» **Exercise requirements**: Copy each line below exactly and leave the pictures out.

-- Stored data start --

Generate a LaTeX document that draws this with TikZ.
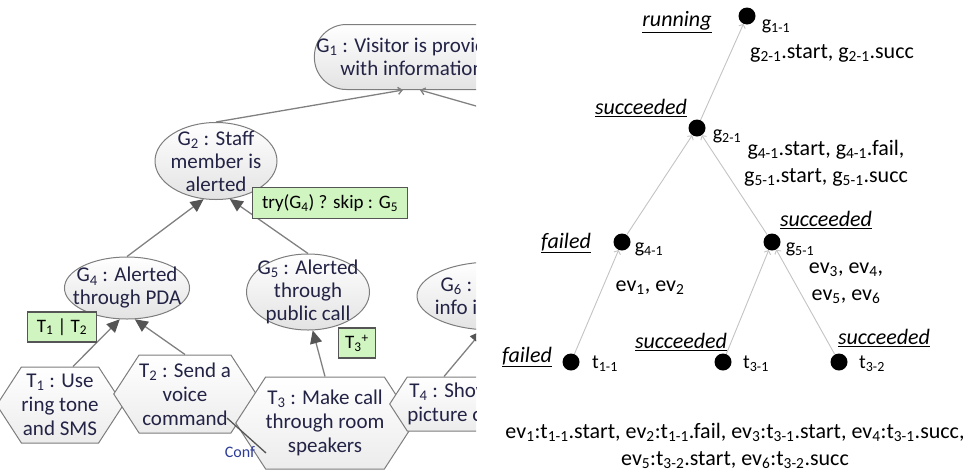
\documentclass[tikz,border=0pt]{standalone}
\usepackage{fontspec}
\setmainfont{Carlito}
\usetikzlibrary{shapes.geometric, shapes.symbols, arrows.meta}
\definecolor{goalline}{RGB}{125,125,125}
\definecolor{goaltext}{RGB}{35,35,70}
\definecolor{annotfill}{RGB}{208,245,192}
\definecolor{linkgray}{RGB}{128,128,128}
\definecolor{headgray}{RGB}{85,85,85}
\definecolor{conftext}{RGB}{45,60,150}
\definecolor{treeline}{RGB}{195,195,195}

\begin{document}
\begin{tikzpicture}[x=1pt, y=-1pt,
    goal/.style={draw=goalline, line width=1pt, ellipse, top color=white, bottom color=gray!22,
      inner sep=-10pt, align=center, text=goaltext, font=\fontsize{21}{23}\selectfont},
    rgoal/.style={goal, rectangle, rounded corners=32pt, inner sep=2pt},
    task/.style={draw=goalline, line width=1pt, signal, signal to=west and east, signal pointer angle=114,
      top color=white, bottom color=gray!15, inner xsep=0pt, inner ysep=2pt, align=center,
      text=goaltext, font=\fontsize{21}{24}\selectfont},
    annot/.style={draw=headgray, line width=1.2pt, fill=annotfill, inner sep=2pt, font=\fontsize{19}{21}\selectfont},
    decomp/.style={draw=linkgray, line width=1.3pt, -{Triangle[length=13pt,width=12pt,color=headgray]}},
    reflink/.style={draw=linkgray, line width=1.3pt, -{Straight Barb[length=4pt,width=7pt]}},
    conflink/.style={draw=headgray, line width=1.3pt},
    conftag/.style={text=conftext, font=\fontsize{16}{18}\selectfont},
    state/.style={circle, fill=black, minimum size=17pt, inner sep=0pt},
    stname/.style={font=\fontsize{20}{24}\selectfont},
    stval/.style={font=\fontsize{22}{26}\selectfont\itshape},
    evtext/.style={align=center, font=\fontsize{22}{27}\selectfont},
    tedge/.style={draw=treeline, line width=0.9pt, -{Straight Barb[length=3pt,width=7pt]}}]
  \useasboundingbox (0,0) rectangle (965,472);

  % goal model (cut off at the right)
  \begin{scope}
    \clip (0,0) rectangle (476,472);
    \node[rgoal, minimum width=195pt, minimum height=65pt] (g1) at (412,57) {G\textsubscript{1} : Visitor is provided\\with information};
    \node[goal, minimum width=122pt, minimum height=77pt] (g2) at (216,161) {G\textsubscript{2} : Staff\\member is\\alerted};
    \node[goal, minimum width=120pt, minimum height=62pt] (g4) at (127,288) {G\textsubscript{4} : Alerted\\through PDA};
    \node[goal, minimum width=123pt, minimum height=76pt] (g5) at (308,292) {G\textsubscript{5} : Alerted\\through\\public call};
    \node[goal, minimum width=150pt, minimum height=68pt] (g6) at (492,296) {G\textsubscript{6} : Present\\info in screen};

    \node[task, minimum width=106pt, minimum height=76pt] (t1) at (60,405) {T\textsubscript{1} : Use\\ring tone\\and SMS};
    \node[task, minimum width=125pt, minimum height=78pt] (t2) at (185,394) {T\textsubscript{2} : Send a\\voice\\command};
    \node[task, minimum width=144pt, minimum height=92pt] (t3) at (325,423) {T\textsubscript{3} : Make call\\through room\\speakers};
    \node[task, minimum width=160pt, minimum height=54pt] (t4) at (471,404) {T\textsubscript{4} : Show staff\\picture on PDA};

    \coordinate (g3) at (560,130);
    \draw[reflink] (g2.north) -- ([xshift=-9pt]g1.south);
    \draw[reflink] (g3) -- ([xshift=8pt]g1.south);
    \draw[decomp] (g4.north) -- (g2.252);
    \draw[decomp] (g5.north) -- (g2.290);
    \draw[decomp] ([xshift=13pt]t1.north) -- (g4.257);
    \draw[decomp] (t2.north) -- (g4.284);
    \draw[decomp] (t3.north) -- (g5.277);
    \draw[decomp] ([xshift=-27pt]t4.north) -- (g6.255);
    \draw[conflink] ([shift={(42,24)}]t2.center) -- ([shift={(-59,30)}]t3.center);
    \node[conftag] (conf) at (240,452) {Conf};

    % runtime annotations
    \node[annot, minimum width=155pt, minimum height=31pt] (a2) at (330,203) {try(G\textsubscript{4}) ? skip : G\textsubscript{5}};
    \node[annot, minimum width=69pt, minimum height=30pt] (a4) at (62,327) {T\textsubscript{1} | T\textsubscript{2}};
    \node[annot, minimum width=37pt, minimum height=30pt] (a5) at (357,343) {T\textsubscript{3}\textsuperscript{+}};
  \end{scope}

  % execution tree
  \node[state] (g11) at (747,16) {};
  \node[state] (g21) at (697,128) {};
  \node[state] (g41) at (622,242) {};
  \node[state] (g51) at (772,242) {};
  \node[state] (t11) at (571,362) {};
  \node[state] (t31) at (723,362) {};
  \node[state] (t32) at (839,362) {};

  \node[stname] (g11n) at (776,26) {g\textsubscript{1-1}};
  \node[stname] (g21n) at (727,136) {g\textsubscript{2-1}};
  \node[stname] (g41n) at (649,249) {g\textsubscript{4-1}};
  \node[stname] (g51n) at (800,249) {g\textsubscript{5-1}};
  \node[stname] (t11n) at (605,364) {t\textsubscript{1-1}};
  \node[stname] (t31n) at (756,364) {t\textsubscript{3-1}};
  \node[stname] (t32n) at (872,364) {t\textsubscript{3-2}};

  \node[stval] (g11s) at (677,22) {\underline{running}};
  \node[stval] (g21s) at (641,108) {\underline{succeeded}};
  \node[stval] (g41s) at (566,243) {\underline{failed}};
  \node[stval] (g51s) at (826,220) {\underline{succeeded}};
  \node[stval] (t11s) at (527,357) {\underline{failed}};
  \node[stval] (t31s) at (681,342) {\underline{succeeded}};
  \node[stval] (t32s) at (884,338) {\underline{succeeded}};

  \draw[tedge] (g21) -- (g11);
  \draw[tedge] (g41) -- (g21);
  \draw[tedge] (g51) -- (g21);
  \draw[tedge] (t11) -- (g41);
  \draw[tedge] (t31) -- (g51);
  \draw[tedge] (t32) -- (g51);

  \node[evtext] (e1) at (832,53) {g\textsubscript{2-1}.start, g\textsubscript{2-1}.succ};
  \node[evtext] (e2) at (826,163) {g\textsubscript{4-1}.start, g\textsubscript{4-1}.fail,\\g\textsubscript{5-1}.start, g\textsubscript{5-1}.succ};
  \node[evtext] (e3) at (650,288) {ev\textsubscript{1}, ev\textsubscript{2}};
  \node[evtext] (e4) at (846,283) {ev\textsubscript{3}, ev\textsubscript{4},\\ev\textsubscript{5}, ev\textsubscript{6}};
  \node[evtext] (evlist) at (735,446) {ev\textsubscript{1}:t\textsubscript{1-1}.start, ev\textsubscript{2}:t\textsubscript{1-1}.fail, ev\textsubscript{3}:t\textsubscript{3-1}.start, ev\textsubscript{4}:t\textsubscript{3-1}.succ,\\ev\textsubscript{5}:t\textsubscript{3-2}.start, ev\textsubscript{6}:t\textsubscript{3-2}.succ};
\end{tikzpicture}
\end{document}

-- Stored data end --

» **Solution to this problem**:
Generate a LaTeX document that draws this with TikZ.
\documentclass[tikz,border=0pt]{standalone}
\usepackage{fontspec}
\setmainfont{Carlito}
\usetikzlibrary{shapes.geometric, shapes.symbols, arrows.meta}
\definecolor{goalline}{RGB}{125,125,125}
\definecolor{goaltext}{RGB}{35,35,70}
\definecolor{annotfill}{RGB}{208,245,192}
\definecolor{linkgray}{RGB}{128,128,128}
\definecolor{headgray}{RGB}{85,85,85}
\definecolor{conftext}{RGB}{45,60,150}
\definecolor{treeline}{RGB}{195,195,195}

\begin{document}
\begin{tikzpicture}[x=1pt, y=-1pt,
    goal/.style={draw=goalline, line width=1pt, ellipse, top color=white, bottom color=gray!22,
      inner sep=-10pt, align=center, text=goaltext, font=\fontsize{21}{23}\selectfont},
    rgoal/.style={goal, rectangle, rounded corners=32pt, inner sep=2pt},
    task/.style={draw=goalline, line width=1pt, signal, signal to=west and east, signal pointer angle=114,
      top color=white, bottom color=gray!15, inner xsep=0pt, inner ysep=2pt, align=center,
      text=goaltext, font=\fontsize{21}{24}\selectfont},
    annot/.style={draw=headgray, line width=1.2pt, fill=annotfill, inner sep=2pt, font=\fontsize{19}{21}\selectfont},
    decomp/.style={draw=linkgray, line width=1.3pt, -{Triangle[length=13pt,width=12pt,color=headgray]}},
    reflink/.style={draw=linkgray, line width=1.3pt, -{Straight Barb[length=4pt,width=7pt]}},
    conflink/.style={draw=headgray, line width=1.3pt},
    conftag/.style={text=conftext, font=\fontsize{16}{18}\selectfont},
    state/.style={circle, fill=black, minimum size=17pt, inner sep=0pt},
    stname/.style={font=\fontsize{20}{24}\selectfont},
    stval/.style={font=\fontsize{22}{26}\selectfont\itshape},
    evtext/.style={align=center, font=\fontsize{22}{27}\selectfont},
    tedge/.style={draw=treeline, line width=0.9pt, -{Straight Barb[length=3pt,width=7pt]}}]
  \useasboundingbox (0,0) rectangle (965,472);

  % goal model (cut off at the right)
  \begin{scope}
    \clip (0,0) rectangle (476,472);
    \node[rgoal, minimum width=195pt, minimum height=65pt] (g1) at (412,57) {G\textsubscript{1} : Visitor is provided\\with information};
    \node[goal, minimum width=122pt, minimum height=77pt] (g2) at (216,161) {G\textsubscript{2} : Staff\\member is\\alerted};
    \node[goal, minimum width=120pt, minimum height=62pt] (g4) at (127,288) {G\textsubscript{4} : Alerted\\through PDA};
    \node[goal, minimum width=123pt, minimum height=76pt] (g5) at (308,292) {G\textsubscript{5} : Alerted\\through\\public call};
    \node[goal, minimum width=150pt, minimum height=68pt] (g6) at (492,296) {G\textsubscript{6} : Present\\info in screen};

    \node[task, minimum width=106pt, minimum height=76pt] (t1) at (60,405) {T\textsubscript{1} : Use\\ring tone\\and SMS};
    \node[task, minimum width=125pt, minimum height=78pt] (t2) at (185,394) {T\textsubscript{2} : Send a\\voice\\command};
    \node[task, minimum width=144pt, minimum height=92pt] (t3) at (325,423) {T\textsubscript{3} : Make call\\through room\\speakers};
    \node[task, minimum width=160pt, minimum height=54pt] (t4) at (471,404) {T\textsubscript{4} : Show staff\\picture on PDA};

    \coordinate (g3) at (560,130);
    \draw[reflink] (g2.north) -- ([xshift=-9pt]g1.south);
    \draw[reflink] (g3) -- ([xshift=8pt]g1.south);
    \draw[decomp] (g4.north) -- (g2.252);
    \draw[decomp] (g5.north) -- (g2.290);
    \draw[decomp] ([xshift=13pt]t1.north) -- (g4.257);
    \draw[decomp] (t2.north) -- (g4.284);
    \draw[decomp] (t3.north) -- (g5.277);
    \draw[decomp] ([xshift=-27pt]t4.north) -- (g6.255);
    \draw[conflink] ([shift={(42,24)}]t2.center) -- ([shift={(-59,30)}]t3.center);
    \node[conftag] (conf) at (240,452) {Conf};

    % runtime annotations
    \node[annot, minimum width=155pt, minimum height=31pt] (a2) at (330,203) {try(G\textsubscript{4}) ? skip : G\textsubscript{5}};
    \node[annot, minimum width=69pt, minimum height=30pt] (a4) at (62,327) {T\textsubscript{1} | T\textsubscript{2}};
    \node[annot, minimum width=37pt, minimum height=30pt] (a5) at (357,343) {T\textsubscript{3}\textsuperscript{+}};
  \end{scope}

  % execution tree
  \node[state] (g11) at (747,16) {};
  \node[state] (g21) at (697,128) {};
  \node[state] (g41) at (622,242) {};
  \node[state] (g51) at (772,242) {};
  \node[state] (t11) at (571,362) {};
  \node[state] (t31) at (723,362) {};
  \node[state] (t32) at (839,362) {};

  \node[stname] (g11n) at (776,26) {g\textsubscript{1-1}};
  \node[stname] (g21n) at (727,136) {g\textsubscript{2-1}};
  \node[stname] (g41n) at (649,249) {g\textsubscript{4-1}};
  \node[stname] (g51n) at (800,249) {g\textsubscript{5-1}};
  \node[stname] (t11n) at (605,364) {t\textsubscript{1-1}};
  \node[stname] (t31n) at (756,364) {t\textsubscript{3-1}};
  \node[stname] (t32n) at (872,364) {t\textsubscript{3-2}};

  \node[stval] (g11s) at (677,22) {\underline{running}};
  \node[stval] (g21s) at (641,108) {\underline{succeeded}};
  \node[stval] (g41s) at (566,243) {\underline{failed}};
  \node[stval] (g51s) at (826,220) {\underline{succeeded}};
  \node[stval] (t11s) at (527,357) {\underline{failed}};
  \node[stval] (t31s) at (681,342) {\underline{succeeded}};
  \node[stval] (t32s) at (884,338) {\underline{succeeded}};

  \draw[tedge] (g21) -- (g11);
  \draw[tedge] (g41) -- (g21);
  \draw[tedge] (g51) -- (g21);
  \draw[tedge] (t11) -- (g41);
  \draw[tedge] (t31) -- (g51);
  \draw[tedge] (t32) -- (g51);

  \node[evtext] (e1) at (832,53) {g\textsubscript{2-1}.start, g\textsubscript{2-1}.succ};
  \node[evtext] (e2) at (826,163) {g\textsubscript{4-1}.start, g\textsubscript{4-1}.fail,\\g\textsubscript{5-1}.start, g\textsubscript{5-1}.succ};
  \node[evtext] (e3) at (650,288) {ev\textsubscript{1}, ev\textsubscript{2}};
  \node[evtext] (e4) at (846,283) {ev\textsubscript{3}, ev\textsubscript{4},\\ev\textsubscript{5}, ev\textsubscript{6}};
  \node[evtext] (evlist) at (735,446) {ev\textsubscript{1}:t\textsubscript{1-1}.start, ev\textsubscript{2}:t\textsubscript{1-1}.fail, ev\textsubscript{3}:t\textsubscript{3-1}.start, ev\textsubscript{4}:t\textsubscript{3-1}.succ,\\ev\textsubscript{5}:t\textsubscript{3-2}.start, ev\textsubscript{6}:t\textsubscript{3-2}.succ};
\end{tikzpicture}
\end{document}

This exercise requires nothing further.